Também em nota, a defesa da ex-presidente diz que os marqueteiros mentiram no depoimento feito ao ministro Herman Benjamin e alegou falta de provas. O documento ainda diz que o casal deve ter “sido induzido a delatar fatos inexistentes, com o objetivo de ganhar sua liberdade e de atenuar as penas impostas por uma eventual condenação futura”. Confira abaixo a íntegra do comunicado:

NOTA À IMPRENSA

Sobre os depoimentos de João Santana e Mônica Moura

Sobre os depoimentos sigilosos prestados pelo casal João Santana e Monica Moura, nesta segunda-feira, 24 de abril, perante a Justiça Eleitoral, a Assessoria de Imprensa de Dilma Rousseff esclarece:

1. João Santana e Monica Moura faltaram com a verdade no depoimento colhido pelo ministro relator Herman Benjamin, fazendo afirmações desprovidas de qualquer fundamento ou prova. 
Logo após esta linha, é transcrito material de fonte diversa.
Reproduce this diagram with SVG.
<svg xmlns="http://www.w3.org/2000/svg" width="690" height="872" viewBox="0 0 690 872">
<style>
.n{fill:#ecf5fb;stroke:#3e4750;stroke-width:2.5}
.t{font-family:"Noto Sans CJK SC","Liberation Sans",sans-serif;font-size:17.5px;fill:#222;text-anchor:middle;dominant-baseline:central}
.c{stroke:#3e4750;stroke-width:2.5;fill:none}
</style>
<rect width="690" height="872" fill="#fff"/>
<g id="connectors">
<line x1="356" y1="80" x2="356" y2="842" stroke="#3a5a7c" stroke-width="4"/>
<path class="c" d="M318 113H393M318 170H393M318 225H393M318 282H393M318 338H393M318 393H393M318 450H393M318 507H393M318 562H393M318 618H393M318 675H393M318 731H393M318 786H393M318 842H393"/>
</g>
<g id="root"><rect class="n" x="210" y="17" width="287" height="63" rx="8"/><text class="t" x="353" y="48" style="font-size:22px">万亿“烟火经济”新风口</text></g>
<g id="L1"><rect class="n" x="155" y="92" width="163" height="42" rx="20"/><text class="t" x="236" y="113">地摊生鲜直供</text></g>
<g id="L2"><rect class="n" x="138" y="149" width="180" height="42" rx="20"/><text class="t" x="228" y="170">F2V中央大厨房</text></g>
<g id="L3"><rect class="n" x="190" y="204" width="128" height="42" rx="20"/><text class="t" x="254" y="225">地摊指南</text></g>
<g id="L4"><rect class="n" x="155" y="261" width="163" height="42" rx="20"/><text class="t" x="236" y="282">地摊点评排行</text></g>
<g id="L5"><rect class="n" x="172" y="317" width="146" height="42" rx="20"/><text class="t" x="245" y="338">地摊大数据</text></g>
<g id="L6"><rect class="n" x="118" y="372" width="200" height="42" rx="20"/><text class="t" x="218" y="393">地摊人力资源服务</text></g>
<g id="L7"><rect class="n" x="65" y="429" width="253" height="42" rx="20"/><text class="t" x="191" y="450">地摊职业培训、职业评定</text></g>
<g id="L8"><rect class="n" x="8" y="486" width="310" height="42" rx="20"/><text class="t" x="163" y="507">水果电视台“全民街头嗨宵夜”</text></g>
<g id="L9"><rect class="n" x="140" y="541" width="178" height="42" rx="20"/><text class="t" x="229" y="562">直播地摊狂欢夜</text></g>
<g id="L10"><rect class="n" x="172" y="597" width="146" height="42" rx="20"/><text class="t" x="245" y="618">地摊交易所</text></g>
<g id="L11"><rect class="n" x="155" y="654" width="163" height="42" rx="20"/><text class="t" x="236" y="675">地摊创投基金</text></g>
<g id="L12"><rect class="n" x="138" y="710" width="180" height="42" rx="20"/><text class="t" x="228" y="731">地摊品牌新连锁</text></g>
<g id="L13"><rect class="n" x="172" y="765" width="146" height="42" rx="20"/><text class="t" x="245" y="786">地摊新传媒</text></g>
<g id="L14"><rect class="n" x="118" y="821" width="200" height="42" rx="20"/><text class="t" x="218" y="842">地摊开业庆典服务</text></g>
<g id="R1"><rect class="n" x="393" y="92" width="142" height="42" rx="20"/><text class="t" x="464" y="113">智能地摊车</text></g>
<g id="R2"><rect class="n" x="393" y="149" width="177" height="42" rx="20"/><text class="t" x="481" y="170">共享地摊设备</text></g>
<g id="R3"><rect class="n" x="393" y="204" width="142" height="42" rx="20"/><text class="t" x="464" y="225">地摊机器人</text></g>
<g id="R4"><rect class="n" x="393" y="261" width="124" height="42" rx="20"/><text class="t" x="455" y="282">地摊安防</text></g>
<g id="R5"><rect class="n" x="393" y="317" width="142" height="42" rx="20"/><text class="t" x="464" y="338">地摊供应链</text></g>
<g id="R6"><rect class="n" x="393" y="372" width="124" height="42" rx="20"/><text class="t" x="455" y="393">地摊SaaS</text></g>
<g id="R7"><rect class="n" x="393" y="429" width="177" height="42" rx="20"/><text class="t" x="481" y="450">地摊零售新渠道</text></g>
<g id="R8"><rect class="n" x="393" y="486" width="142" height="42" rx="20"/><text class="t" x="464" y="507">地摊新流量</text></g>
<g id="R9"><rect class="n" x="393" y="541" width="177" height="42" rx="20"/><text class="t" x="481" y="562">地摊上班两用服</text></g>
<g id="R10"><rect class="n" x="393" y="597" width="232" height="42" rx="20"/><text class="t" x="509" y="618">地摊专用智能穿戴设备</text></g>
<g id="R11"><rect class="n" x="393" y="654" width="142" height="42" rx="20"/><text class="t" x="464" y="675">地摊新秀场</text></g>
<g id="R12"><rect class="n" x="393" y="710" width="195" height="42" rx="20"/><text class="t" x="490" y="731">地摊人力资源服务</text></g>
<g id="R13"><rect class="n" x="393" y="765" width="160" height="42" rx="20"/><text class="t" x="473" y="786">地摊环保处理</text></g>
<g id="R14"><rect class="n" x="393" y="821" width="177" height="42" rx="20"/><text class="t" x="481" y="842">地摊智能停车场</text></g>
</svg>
2. Dilma Rousseff nunca negociou diretamente quaisquer pagamentos em suas campanhas eleitorais, e sempre determinou expressamente a seus coordenadores de campanha que a legislação eleitoral fosse rigorosamente cumprida respeitada.

3. Tudo indica que o casal, por força da sua prisão por um longo período, tenha sido induzido a delatar fatos inexistentes, com o objetivo de ganhar sua liberdade e de atenuar as penas impostas por uma eventual condenação futura.

4. As evidências demonstram que, pelos pagamentos declarados ao TSE pela campanha de Dilma Rousseff de 2014, João Santana e Monica Moura foram os profissionais de marketing mais bem pagos na história das eleições no Brasil, recebendo nada menos que R$ 70 milhões de reais.

5. Desse modo, não havia e nunca houve qualquer razão ou motivo para que o casal recebesse nenhum centavo a mais pelos serviços prestados à campanha da reeleição, especialmente nos montantes pretendidos por Mônica Moura e muito menos por meio de pagamentos não contabilizados.

6. A presidenta eleita Dilma Rousseff repudia, mais uma vez, o vazamento seletivo de trechos dos depoimentos, renovando a necessidade de rigorosa investigação pela Justiça Eleitoral, como a sua defesa denunciara em outra oportunidade.